A guide for adults and dependants who have been granted leave on the new British National (Overseas) visa to access public services and make the most of the opportunities in the UK.
You could get free hours childcare when your child is aged 2 to 4.
Government funded early education and childcare is not classed as a public fund for immigration purposes, so can be accessed by a child regardless of their immigration status.
Free childcare for 2 year olds has an eligibility requirement relating to the immigration status of the parent(s) and so may not be available to all families.
The immigration status of a person who is not a British citizen (a non-UK national) will determine whether they are able to access public funds.
Non-UK nationals are required to obtain leave to enter or remain in order to live in the UK, unless they have the right of abode or are exempt from immigration control.

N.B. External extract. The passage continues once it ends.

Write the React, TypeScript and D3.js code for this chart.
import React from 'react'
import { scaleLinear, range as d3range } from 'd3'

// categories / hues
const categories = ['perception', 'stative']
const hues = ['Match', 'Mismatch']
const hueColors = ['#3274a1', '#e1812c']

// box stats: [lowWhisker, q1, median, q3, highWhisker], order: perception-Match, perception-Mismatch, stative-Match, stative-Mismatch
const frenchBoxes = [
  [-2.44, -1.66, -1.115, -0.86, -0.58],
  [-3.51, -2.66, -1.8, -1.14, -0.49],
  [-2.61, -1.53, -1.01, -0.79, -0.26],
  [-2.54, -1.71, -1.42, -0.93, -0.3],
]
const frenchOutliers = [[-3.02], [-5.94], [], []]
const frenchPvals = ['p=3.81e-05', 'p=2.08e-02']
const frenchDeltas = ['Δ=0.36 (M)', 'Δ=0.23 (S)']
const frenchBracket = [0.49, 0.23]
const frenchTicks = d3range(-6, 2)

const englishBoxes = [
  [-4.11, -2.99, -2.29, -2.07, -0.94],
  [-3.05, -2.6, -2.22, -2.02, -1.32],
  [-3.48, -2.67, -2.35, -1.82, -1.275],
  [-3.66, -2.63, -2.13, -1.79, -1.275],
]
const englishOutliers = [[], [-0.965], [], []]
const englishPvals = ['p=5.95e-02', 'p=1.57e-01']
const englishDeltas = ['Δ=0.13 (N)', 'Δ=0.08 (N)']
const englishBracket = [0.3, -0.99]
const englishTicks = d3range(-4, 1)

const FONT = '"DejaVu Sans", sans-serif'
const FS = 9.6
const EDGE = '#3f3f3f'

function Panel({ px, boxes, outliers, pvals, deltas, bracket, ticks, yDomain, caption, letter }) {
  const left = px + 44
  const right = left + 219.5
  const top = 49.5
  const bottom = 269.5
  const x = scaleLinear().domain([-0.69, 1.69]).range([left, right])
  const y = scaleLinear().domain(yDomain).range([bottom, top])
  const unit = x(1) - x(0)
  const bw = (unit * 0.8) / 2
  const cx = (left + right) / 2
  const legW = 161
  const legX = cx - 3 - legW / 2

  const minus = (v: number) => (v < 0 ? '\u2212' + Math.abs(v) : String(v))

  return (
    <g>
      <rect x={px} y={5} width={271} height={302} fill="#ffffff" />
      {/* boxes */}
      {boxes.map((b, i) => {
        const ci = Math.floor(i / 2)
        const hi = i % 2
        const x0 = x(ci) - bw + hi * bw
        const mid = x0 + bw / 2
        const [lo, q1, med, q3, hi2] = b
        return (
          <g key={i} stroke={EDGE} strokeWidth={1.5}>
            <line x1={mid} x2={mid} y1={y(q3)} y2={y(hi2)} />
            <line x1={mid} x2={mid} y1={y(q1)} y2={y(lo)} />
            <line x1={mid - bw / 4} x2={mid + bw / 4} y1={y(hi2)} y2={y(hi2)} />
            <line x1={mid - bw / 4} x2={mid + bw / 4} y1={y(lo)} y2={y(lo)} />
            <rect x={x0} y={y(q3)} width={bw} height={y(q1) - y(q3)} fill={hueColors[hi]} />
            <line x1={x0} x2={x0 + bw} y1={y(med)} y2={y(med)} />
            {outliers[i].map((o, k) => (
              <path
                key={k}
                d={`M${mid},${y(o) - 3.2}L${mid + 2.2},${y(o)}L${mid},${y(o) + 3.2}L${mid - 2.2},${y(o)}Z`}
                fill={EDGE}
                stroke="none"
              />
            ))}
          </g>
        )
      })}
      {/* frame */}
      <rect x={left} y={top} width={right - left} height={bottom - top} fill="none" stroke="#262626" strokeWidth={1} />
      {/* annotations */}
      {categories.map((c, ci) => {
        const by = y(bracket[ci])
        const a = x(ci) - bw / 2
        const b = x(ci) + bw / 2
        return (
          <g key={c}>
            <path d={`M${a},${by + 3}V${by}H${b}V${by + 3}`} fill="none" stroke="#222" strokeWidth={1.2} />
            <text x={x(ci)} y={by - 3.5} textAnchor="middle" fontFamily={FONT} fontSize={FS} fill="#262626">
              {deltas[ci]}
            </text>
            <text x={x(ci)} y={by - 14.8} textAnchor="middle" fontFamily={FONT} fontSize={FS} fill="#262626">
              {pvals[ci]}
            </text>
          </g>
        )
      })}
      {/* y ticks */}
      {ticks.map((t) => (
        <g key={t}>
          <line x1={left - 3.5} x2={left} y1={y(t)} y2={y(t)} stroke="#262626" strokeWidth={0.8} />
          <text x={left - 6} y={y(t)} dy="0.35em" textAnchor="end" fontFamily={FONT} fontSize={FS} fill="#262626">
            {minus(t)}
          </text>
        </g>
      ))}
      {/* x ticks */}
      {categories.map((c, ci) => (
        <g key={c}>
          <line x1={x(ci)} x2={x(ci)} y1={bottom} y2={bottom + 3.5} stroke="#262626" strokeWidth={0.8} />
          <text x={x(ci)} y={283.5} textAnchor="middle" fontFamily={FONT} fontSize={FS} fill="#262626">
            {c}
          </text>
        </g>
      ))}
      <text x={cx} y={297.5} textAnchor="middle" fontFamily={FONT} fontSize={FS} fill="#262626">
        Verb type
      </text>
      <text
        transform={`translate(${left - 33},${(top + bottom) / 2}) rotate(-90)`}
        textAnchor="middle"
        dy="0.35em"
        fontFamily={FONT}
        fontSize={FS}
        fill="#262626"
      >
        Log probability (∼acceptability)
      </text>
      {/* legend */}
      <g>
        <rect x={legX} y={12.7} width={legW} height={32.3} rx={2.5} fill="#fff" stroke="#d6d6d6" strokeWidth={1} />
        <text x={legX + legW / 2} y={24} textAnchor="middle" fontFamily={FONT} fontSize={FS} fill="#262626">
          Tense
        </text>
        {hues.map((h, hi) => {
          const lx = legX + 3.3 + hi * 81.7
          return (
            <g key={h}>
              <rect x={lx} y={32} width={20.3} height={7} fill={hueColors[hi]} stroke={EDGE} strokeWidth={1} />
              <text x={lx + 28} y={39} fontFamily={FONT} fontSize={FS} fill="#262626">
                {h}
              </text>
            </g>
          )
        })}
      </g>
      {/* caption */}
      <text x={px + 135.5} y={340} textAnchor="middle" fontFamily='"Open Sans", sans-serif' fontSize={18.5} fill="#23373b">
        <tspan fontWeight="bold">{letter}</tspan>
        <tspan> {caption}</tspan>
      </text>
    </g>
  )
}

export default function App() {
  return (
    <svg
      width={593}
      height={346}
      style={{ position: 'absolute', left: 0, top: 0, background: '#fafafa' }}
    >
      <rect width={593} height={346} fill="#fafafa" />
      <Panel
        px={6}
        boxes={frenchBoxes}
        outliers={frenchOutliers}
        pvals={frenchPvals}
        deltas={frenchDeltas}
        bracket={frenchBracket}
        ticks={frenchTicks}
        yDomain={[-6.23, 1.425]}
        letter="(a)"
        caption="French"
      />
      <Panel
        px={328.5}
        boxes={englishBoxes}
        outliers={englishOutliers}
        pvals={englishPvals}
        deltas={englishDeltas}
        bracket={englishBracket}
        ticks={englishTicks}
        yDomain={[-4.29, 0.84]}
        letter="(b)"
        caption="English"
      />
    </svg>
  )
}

When leave to enter or remain is granted, conditions may be imposed on the person relating to employment and access to public funds
Different conditions apply depending on the type of leave that the person has been granted.
When limited leave to enter is granted to a person to visit, study, work, or join family in the UK, they will have the ‘no recourse to public funds’ (NRPF) condition imposed.
A person who does not have any leave to enter or remain when they are required to have this will also have no recourse to public funds.
When a service has immigration-related eligibility requirements, the person’s immigration status will usually need to be established, such as whether they have a form of immigration permission and, if so, what type of visa they hold.
Following the UK's departure from the European Union, European Economic Area (EEA) nationals and their family members are now required to obtain leave to enter or remain in order to live in the UK, although those who were living in the UK before the end of the transition period on 31 December 2020 have different residence rights and entitlements to services. Therefore an EEA national's immigration status will be relevant when establishing their entitlement to benefits and housing assistance.